Maintenance and Inspection Requirements for Firefighter Elevators
Monthly testing identifies degradation early. Annual inspections verify continued compliance. In a multi-year review of commercial properties, Techno Elevator found that facilities skipping routine emergency testing showed nearly three times the rate of critical failures during live simulations.
A Fire Resistant Elevator does not remain resistant forever. Seals age. Pressurization fans drift. Electrical connections corrode. Maintenance keeps theory aligned with reality.
Real outcomes from real buildings
In 2018, a high-rise office building experienced a multi-floor electrical fire. Firefighter elevators remained operational due to compliant emergency feeder routing and protected controls. Crews reached upper levels faster. Fire spread was limited. Post-incident analysis estimated damage reduction of nearly 30% compared to similar structures.

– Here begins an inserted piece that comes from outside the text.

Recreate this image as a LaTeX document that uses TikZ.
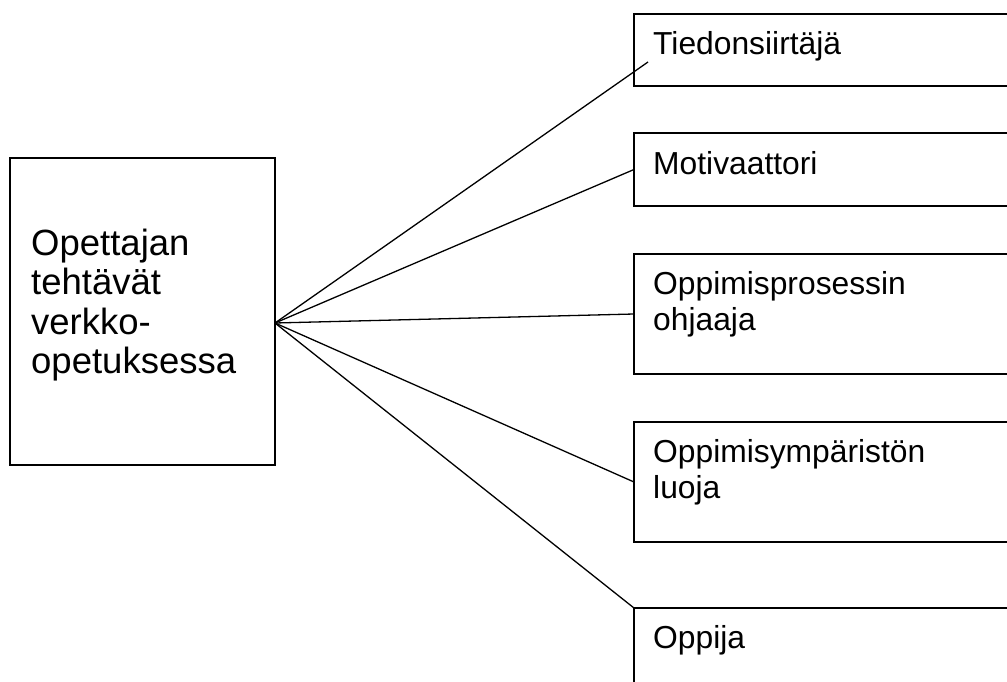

In contrast, a residential tower evaluated in 2020 lacked compliant lobby pressurization. Smoke entered the hoistway. Elevators shut down. Stair-only access delayed response. Injuries followed.
Same city. Different preparations.
Why this distinction still matters
Firefighter elevators exist because stairs alone cannot meet every emergency demand. Regular elevators support daily life. Emergency elevators support the moments that define safety outcomes.
Understanding the difference between a Fire Resistant Elevator and a standard system is not academic. It is operational knowledge rooted in codes, incidents, and experience.
At Techno Elevator, this distinction guides every design review, audit, and compliance recommendation. Because when alarms activate, systems must behave exactly as intended – or the building pays the price.